The premise that RISC performance is inherently inferior to CISC is a misconception; the dominance of RISC-derived architectures in supercomputing is a direct result of their superior efficiency in high-performance computing (HPC) workloads. The historical performance debate centered on single-threaded, general-purpose computing where CISC's dense instruction sets could offer advantages in code density and certain complex operations. However, supercomputing operates on a fundamentally different paradigm, prioritizing massive parallelism, extreme energy efficiency, and sustained floating-point throughput over the execution of intricate single instructions.
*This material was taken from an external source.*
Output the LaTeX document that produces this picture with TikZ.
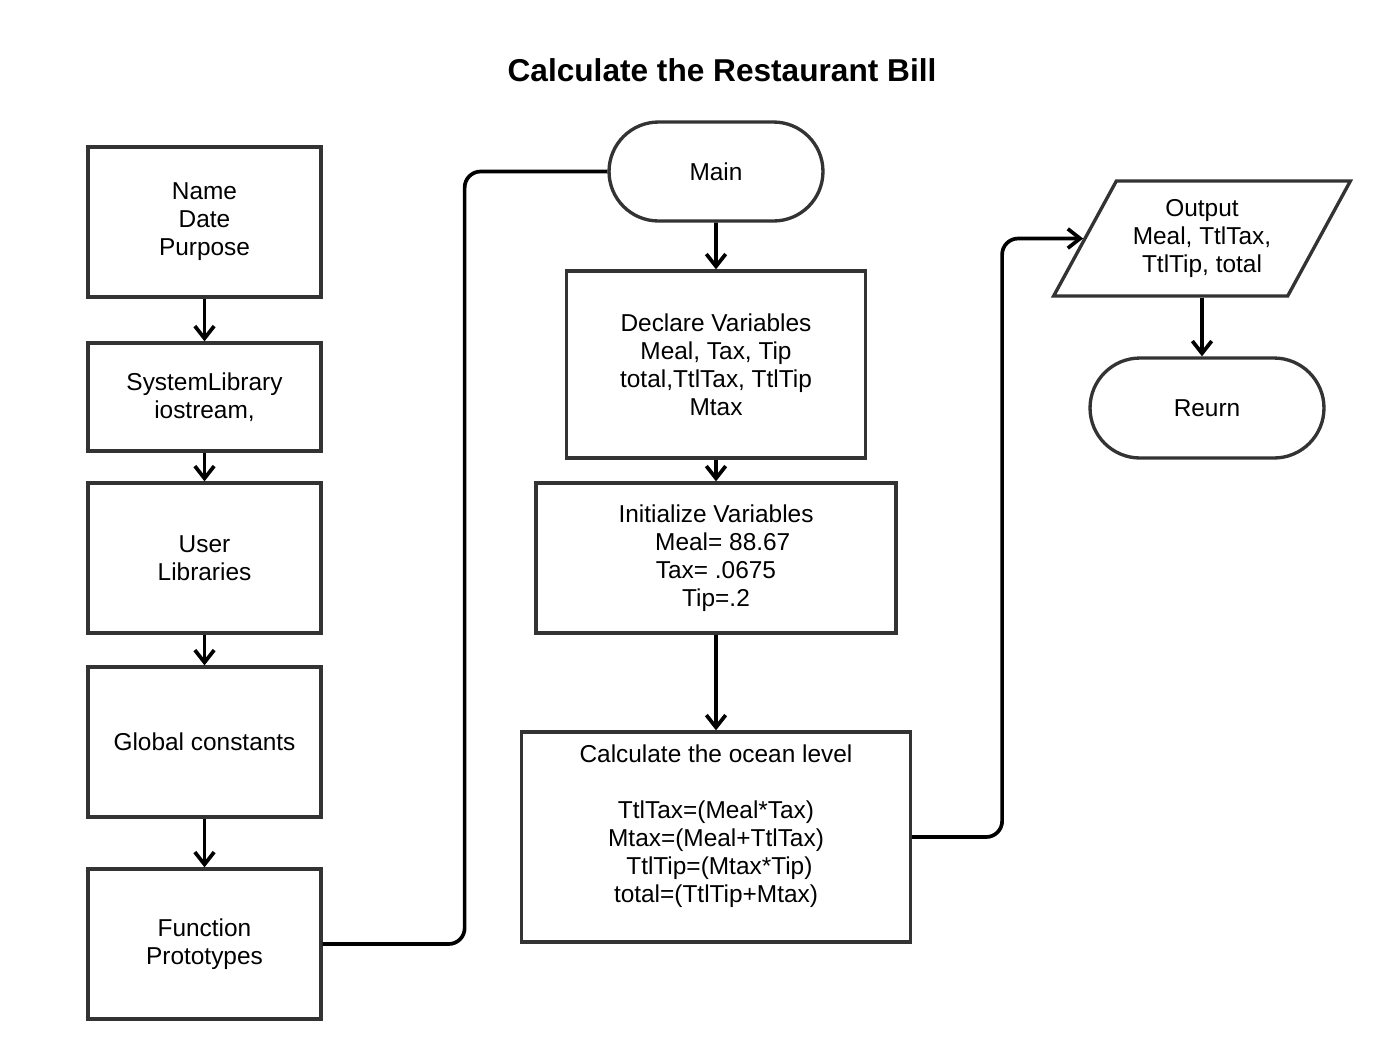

RISC architectures, with their simplified, uniform instruction sets, enable cleaner, more efficient pipeline designs, which are far easier to scale to extreme clock speeds and to replicate across thousands or millions of cores. This architectural purity is not a weakness but the foundational strength for building exascale systems.

The mechanism behind this advantage lies in the design philosophy. RISC (Reduced Instruction Set Computer) principles—such as fixed-length instructions, a load/store architecture, and a larger set of general-purpose registers—create a predictable and streamlined data path. This predictability is paramount for modern superscalar and Very Long Instruction Word (VLIW) techniques that allow multiple instructions to be issued per clock cycle. In a supercomputer's vector or SIMD (Single Instruction, Multiple Data) processing units, which handle the core scientific and modeling calculations, the simplicity of RISC cores allows for tighter integration and more efficient management of data flow. The dominant architecture in supercomputing, ARM (specifically the ARM-based Fujitsu A64FX in the Fugaku system and the emerging Neoverse platforms) and the historically prevalent POWER architecture, are RISC designs optimized explicitly for throughput and bandwidth, not for executing a minimal number of complex instructions.

Furthermore, the control and power efficiency afforded by RISC designs are decisive factors. Supercomputers are ultimately constrained by power consumption and heat dissipation; achieving exascale (a quintillion calculations per second) is as much an engineering challenge in energy efficiency as it is in raw computation. The simpler decoders and execution units of a RISC core typically consume less power and generate less heat for a given level of performance, allowing for denser packaging of cores within thermal and electrical budgets. This enables system architects to deploy vast arrays of cores—tens of millions in the case of leading systems—without exceeding facility limits. The software ecosystem, particularly compilers, also benefits profoundly from the regularity of RISC ISAs (Instruction Set Architectures), allowing for more aggressive and reliable optimization for parallel loops and vector operations that characterize HPC code.

Therefore, the architectural choice is not a contradiction but a targeted optimization. Supercomputers are not evaluated on their ability to run a diverse set of desktop applications efficiently but on their peak and sustained performance on specialized, parallelized scientific codes. For this domain, the raw computational throughput, scalability, and watts-per-flop metrics of modern RISC architectures are demonstrably superior. The market reflects this: the top supercomputers globally are now predominantly powered by RISC processors, primarily ARM and POWER, a trend that underscores a conclusive industry judgement on the most effective architectural approach for the pinnacle of computational scale.